Был футболистом, стал семинаристом. Непридуманные истории будущих священников

Рекомендовано к публикации

Издательским советом Русской Православной Церкви

ИС Р25-510-0249



© ООО ТД «Никея», 2025


Священникам нового поколения от священника прежнего поколения

Книга, которую выдержите в руках, – одна из немногих, изданных на эту тему на русском языке. А самую первую книгу о семинаристах вы, скорее всего, никогда не увидите, потому что она вышла 30 лет назад в Италии.

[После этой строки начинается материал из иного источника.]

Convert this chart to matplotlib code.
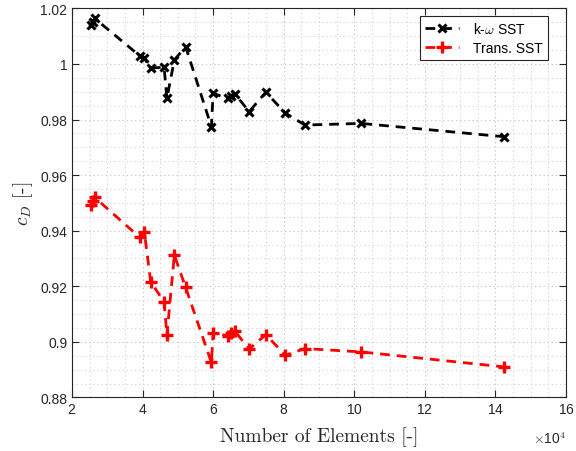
import matplotlib
matplotlib.use("Agg")
import matplotlib.pyplot as plt
from matplotlib.ticker import MultipleLocator, FuncFormatter, ScalarFormatter

# number of mesh elements
n_elements = [25400, 26000, 26400, 39200, 40500, 42300, 46100, 46900, 49000, 52200,
              59500, 60000, 64100, 65000, 66200, 70200, 74900, 80500, 86000, 101900, 142500]
# drag coefficient, k-omega SST
cd_kw_sst = [1.0140, 1.0152, 1.0164, 1.0029, 1.0020, 0.9985, 0.9988, 0.9876, 1.0014, 1.0062,
             0.9774, 0.9894, 0.9876, 0.9885, 0.9892, 0.9828, 0.9898, 0.9823, 0.9780, 0.9786, 0.9738]
# drag coefficient, Transition SST
cd_trans_sst = [0.9493, 0.9508, 0.9520, 0.9376, 0.9396, 0.9216, 0.9144, 0.9024, 0.9312, 0.9196,
                0.8926, 0.9032, 0.9022, 0.9032, 0.9038, 0.8974, 0.9026, 0.8952, 0.8976, 0.8964, 0.8910]
series_labels = ["k-$\\omega$ SST", "Trans. SST"]

plt.rcParams['mathtext.fontset'] = 'cm'
plt.rcParams['font.family'] = ['Liberation Sans', 'DejaVu Sans']
plt.rcParams['lines.scale_dashes'] = False

fig = plt.figure(figsize=(5.76, 4.52), dpi=100)
ax = fig.add_axes([0.125, 0.1184, 0.8576, 0.861])

ax.plot(n_elements, cd_kw_sst, color='black', linestyle='--', dashes=(7, 5), lw=2,
        marker='x', markersize=6, markeredgewidth=2.2, label=series_labels[0], zorder=3)
ax.plot(n_elements, cd_trans_sst, color='red', linestyle='--', dashes=(7, 5), lw=2,
        marker='+', markersize=8, markeredgewidth=2.4, label=series_labels[1], zorder=3)

ax.set_xlim(20000, 160000)
ax.set_ylim(0.88, 1.02)
ax.xaxis.set_major_locator(MultipleLocator(20000))
ax.xaxis.set_minor_locator(MultipleLocator(5000))
ax.yaxis.set_major_locator(MultipleLocator(0.02))
ax.yaxis.set_minor_locator(MultipleLocator(0.005))

fmt = ScalarFormatter(useMathText=True)
fmt.set_powerlimits((4, 4))
ax.xaxis.set_major_formatter(fmt)
ax.yaxis.set_major_formatter(FuncFormatter(lambda v, p: f"{v:g}"))
ax.xaxis.get_offset_text().set_visible(False)
ax.text(1.0, -0.105, r'$\times$10$^4$', transform=ax.transAxes, ha='right', va='center',
        fontsize=10, color='#262626')

ax.grid(True, which='major', linestyle=(0, (1, 2)), color='#c8c8c8', linewidth=0.8)
ax.grid(True, which='minor', linestyle=(0, (1, 2)), color='#d8d8d8', linewidth=0.8)
ax.set_axisbelow(True)

ax.tick_params(which='major', direction='in', top=True, right=True, length=5,
               width=0.8, labelsize=10, colors='#262626')
ax.tick_params(which='minor', length=0)
for s in ax.spines.values():
    s.set_color('#262626')
    s.set_linewidth(0.8)

ax.set_xlabel('Number of Elements [-]', fontfamily='cmr10', fontsize=14, color='#262626', labelpad=7)
ax.set_ylabel('$c_D$ [-]', fontfamily='cmr10', fontsize=14, color='#262626', labelpad=4)

leg = ax.legend(loc='upper right', bbox_to_anchor=(0.9636, 0.980), fontsize=10, frameon=True,
                fancybox=False, edgecolor='#262626', framealpha=1, handlelength=2.5,
                borderpad=0.35, labelspacing=0.35, handletextpad=1.0, borderaxespad=0)
leg.get_frame().set_linewidth(0.8)

fig.savefig('out.png', dpi=100)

…Когда я учился в духовной семинарии, которая тогда называлась Ленинградской, я познакомился с католическими священниками. Начало 1990-х. В России неразбериха и гласность, в семинарии тоже перестройка и ветры либерализма: нам разрешено врезать замки в двери комнат, еженедельно ректор встречается со студентами за чаем в неформальной обстановке… Иностранцы, такие диковинные в прежнее время, теперь в России в изобилии. Православные семинаристы ходят в гости в католическую семинарию, а католиков приглашают к себе.

Мои друзья – священники из Италии. Мы пьем чай в нашем семинарском общежитии и беседуем. Кто-то из нас рассказывает о своем опыте прихода к вере. Один рассказал, второй… Я отчетливо помню, как эти итальянцы, вытаращив глаза, смотрели на нас, а потом воскликнули: mamma mia!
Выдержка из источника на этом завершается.